Ken's Blog: December 2008

Wednesday, December 03, 2008

Groovy Best Fit Line

An engineer on my team at work asked if I could help with coding an algorithm for calculating a line that best fits a given set of data points. I thought, "what a great excuse to practice some Groovy", and got started right away.

A few Google searches led me to this 10-yr-old page on Regression Functions by Stefan Waner from Hofstra University. Stefan outlined the exact algorithm I was looking for.

Here is my implementation in Groovy:

// Prints the start/end points of a line that best fits 4 sample data points
pts = [[1, 1.5], [2, 1.6], [3, 2.1], [4, 3.0]]
println bestFit(pts)

/**
* Given a set of points, uses a linear regression algorithm to find the start and end points
* of a line that best fits the set of points.
* Returns the two points as [[x1, y1], [x2, y2]].
* The algorithm is from
* http://people.hofstra.edu/stefan_waner/realworld/calctopic1/regression.html.
*/
def bestFit(pts) {
  // Find sums of x, y, xy, x^2
  n = pts.size()
  xSum = pts.collect() {p -> p[0]}.sum()
  ySum = pts.collect() {p -> p[1]}.sum()
  xySum = pts.collect() {p -> p[0]*p[1]}.sum()
  xSqSum = pts.collect() {p -> p[0]*p[0]}.sum()

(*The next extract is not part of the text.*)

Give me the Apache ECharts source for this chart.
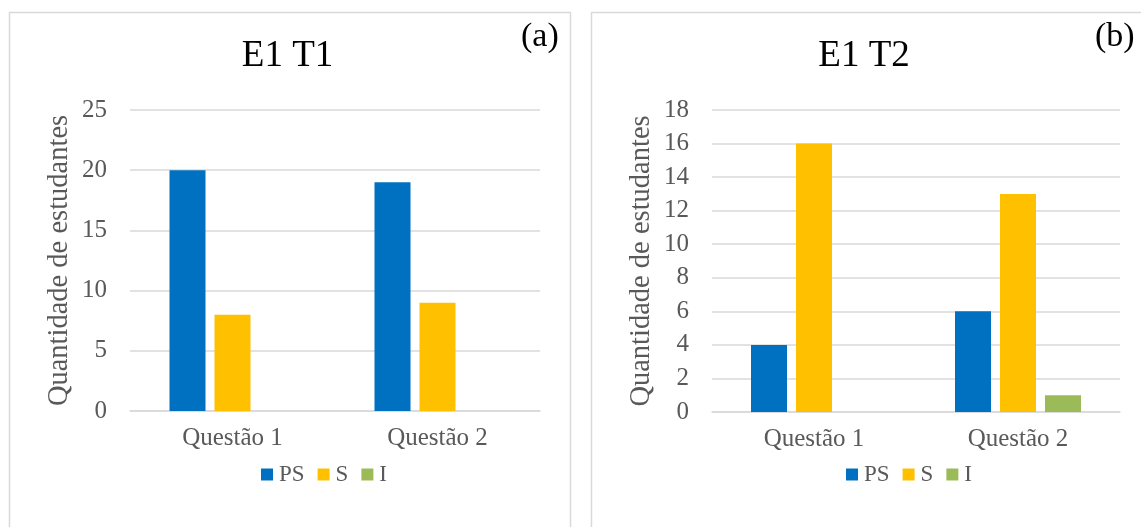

  // Find m and b such that y = mx + b
  // m is the slope of the line and b is the y-intercept
  m = (n*xySum - xSum*ySum) / (n*xSqSum - xSum*xSum)
  b = (ySum - m*xSum) / n

  // Find start and end points based on the left-most and right-most points
  x1 = pts.collect() {p -> p[0]}.min()
  y1 = m*x1 + b
  x2 = pts.collect() {p -> p[0]}.max()
  y2 = m*x2 + b

  [[x1, y1], [x2, y2]]
}

Running this script prints the following:

[[1, 1.3], [4, 2.8]]

You gotta love Groovy!